Tar Heels' key reserve Frasor suffers season-ending knee injury in win

CHAPEL HILL, N.C. (AP) -- Top-ranked North Carolina's latest lopsided victory didn't matter much in the locker room. Not after the Tar Heels lost a key contributor for the rest of the season.

Tyler Hansbrough scored 26 points and Wayne Ellington added a career-high 23 to help North Carolina beat Nevada 106-70 on Thursday night, but the Tar Heels lost junior guard Bobby Frasor to a knee injury in the second half.

Frasor tore his left anterior cruciate ligament when his leg gave way while he was trying to make a steal near the sideline with 9:47 to play. He immediately clutched his knee when he went down before limping to the locker room. He did not return and will require surgery.

The injury robs the Tar Heels (12-0) of a versatile veteran who can play either guard position and provides defense and leadership off the bench.

"He can handle this," an emotional coach Roy Williams said. "It's not going to be easy. It's not easy for any of us right now. I told the team it should put things in perspective that every day you don't take things for granted."

The injury overshadowed another solid performance from the Tar Heels, who ran off 19 straight points spanning halftime and cracked the 100-point mark for the fifth time this season. North Carolina is off to its best start since winning 17 straight to open the 1997-98 season.

Ty Lawson had 16 points and turned in a terrific all-around floor game -- which included career-highs of 10 assists and five steals -- while the Tar Heels shot 54 percent for the game, including 9-of-18 on 3-pointers. North Carolina had a 45-33 rebounding advantage against the Wolf Pack (7-5), leading to 22 second-chance points.

Ellington didn't start for the first time this season after travel problems forced him to miss his flight back from Philadelphia and kept him out of Wednesday's practice. He finished 8-for-12 from the field, including 5-for-8 from 3-point range.

"On the court, it was a really good night for us," Williams said.

Armon Johnson scored a career-high 23 points to lead Nevada, which had won five straight games and hung close with the Tar Heels until late in the first half. But that was before Lawson kicked North Carolina's offense into high gear with a dazzling personal run.

His layup off a turnover gave the Tar Heels a 43-35 lead with 48 seconds left in the half. Then, after a tip-in by Alex Stepheson, Lawson struck again with a steal and a transition dunk.

Finally, he rebounded an airballed jumper and raced the length of the court -- slowing just long enough to pass to Deon Thompson before getting the ball right back -- for a layup just before the horn to make it 49-35.

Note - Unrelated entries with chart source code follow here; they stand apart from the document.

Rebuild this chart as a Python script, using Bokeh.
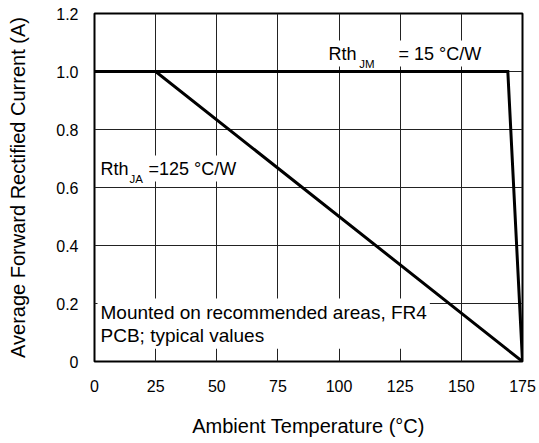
from bokeh.plotting import figure
from bokeh.models import Range1d, FixedTicker, Label
from bokeh.embed import file_html
from bokeh.resources import INLINE

# ---- data ----
x_ticks = [0, 25, 50, 75, 100, 125, 150, 175]
y_ticks = [0, 0.2, 0.4, 0.6, 0.8, 1.0, 1.2]
y_tick_labels = ["0", "0.2", "0.4", "0.6", "0.8", "1.0", "1.2"]

# Rth_JM = 15 C/W derating curve
temp_jm = [0, 169, 175]
current_jm = [1.0, 1.0, 0.0]
# Rth_JA = 125 C/W derating curve
temp_ja = [0, 25, 175]
current_ja = [1.0, 1.0, 0.0]

FONT = "Liberation Sans"

p = figure(width=538, height=443,
           x_range=Range1d(0, 175), y_range=Range1d(0, 1.2),
           output_backend="svg", toolbar_location=None,
           min_border_left=94, min_border_right=16,
           min_border_top=13, min_border_bottom=82)

p.background_fill_color = "white"
p.border_fill_color = "white"
p.outline_line_color = "black"
p.outline_line_width = 2

# axes
p.xaxis.ticker = FixedTicker(ticks=x_ticks)
p.yaxis.ticker = FixedTicker(ticks=y_ticks)
p.yaxis.major_label_overrides = {t: l for t, l in zip(y_ticks, y_tick_labels)}
for ax in (p.xaxis, p.yaxis):
    ax.axis_line_color = None
    ax.major_tick_line_color = None
    ax.minor_tick_line_color = None
    ax.major_tick_in = 0
    ax.major_tick_out = 0
    ax.major_label_text_font = FONT
    ax.major_label_text_font_size = "16px"
    ax.major_label_text_color = "black"
    ax.axis_label_text_font = FONT
    ax.axis_label_text_font_size = "20px"
    ax.axis_label_text_font_style = "normal"
    ax.axis_label_text_color = "black"

p.xaxis.axis_label = "Ambient Temperature (°C)"
p.yaxis.axis_label = "Average Forward Rectified Current (A)"
p.xaxis.major_label_standoff = 18
p.xaxis.axis_label_standoff = 20
p.yaxis.major_label_standoff = 16
p.yaxis.axis_label_standoff = 24

# grid
p.xgrid.ticker = FixedTicker(ticks=x_ticks)
p.ygrid.ticker = FixedTicker(ticks=y_ticks)
for g in (p.xgrid, p.ygrid):
    g.grid_line_color = "#222222"
    g.grid_line_width = 1

# curves
p.line(temp_ja, current_ja, line_color="black", line_width=3, line_join="miter")
p.line(temp_jm, current_jm, line_color="black", line_width=3, line_join="miter")

# annotations
def lab(x, y, text, size, baseline="bottom", pad=3, bg="white", lh=1.2):
    p.add_layout(Label(x=x, y=y, text=text, text_font=FONT, text_font_size=size,
                       text_color="black", text_align="left", text_baseline=baseline,
                       text_line_height=lh,
                       background_fill_color=bg,
                       border_line_color=None, padding=pad))

lab(94.45, 1.017, "Rth", "18px")
lab(108.3, 1.0066, "JM", "11.5px", pad=0, bg=None)
lab(123.1, 1.017, "= 15 °C/W", "18px")

lab(1.23, 0.6203, "Rth", "18px")
lab(14.3, 0.610, "JA", "11.5px", pad=0, bg=None)
lab(20.85, 0.6203, "=125 °C/W", "18px")

lab(1.23, 0.217, "Mounted on recommended areas, FR4\nPCB; typical values", "19px",
    baseline="top", pad=3, lh=1.1)

open("out.html", "w").write(file_html(p, INLINE))
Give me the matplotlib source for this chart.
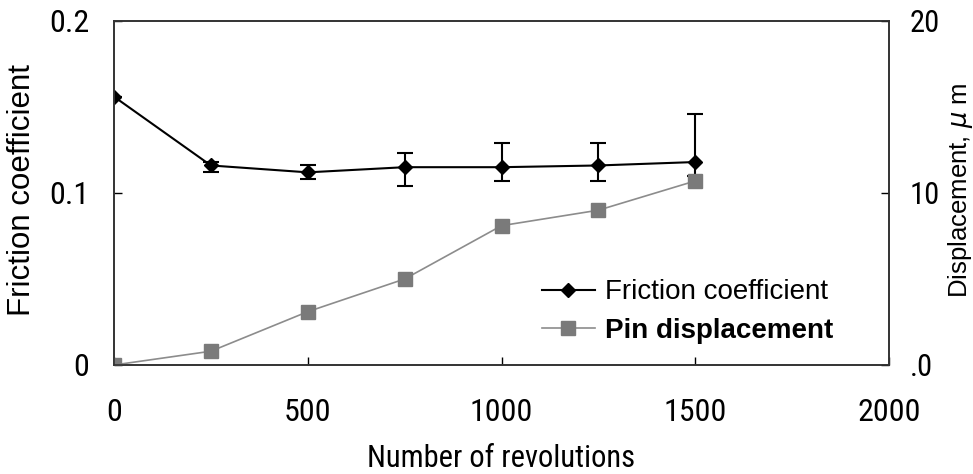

The Tar Heels picked up where they left off to start the second half with Hansbrough's jumper over the 7-foot JaVale McGee. Lawson then assisted on a jumper from Ellington and scored again on a steal and layup before Ellington closed the spurt with a 3-pointer to make it 60-35 with 17 minutes left.

Nevada got no closer than 20 points the rest of the game.

"We lost to a great team, but we need to grow up," Nevada coach Mark Fox said. "There's no shame in losing to Carolina, but we didn't play our best basketball and you have to give Carolina credit for causing that."

Frasor, who came in averaging 3.0 points, had five points in 10 minutes, including two backcourt steals on the fullcourt press just before his injury. It is a second straight injury-marred season for Frasor, who was limited much of 2006-07 with a nagging right foot problem.

It was clear his teammates were struggling with the severity of Frasor's latest injury.

"It's hard to describe what's going through your head, first when you see Bobby fall and see him grab his leg," junior Marcus Ginyard said. "To see him get up was a big sigh of relief, but coming into the locker room and hearing Coach tell us what happened ... it's just hard to describe. It's painful for us to hear."

Frasor's absence could mean longer stretches for Lawson, a speedy sophomore who powers North Carolina's fast-paced attack. Senior Quentin Thomas, a rookie on the Tar Heels' national championship team in 2005, will likely see more minutes.

"Bobby has been here three years now and he's been through it all," Thomas said. "You can't replace that as an individual. The only thing that can replace that is the team picking up its intensity."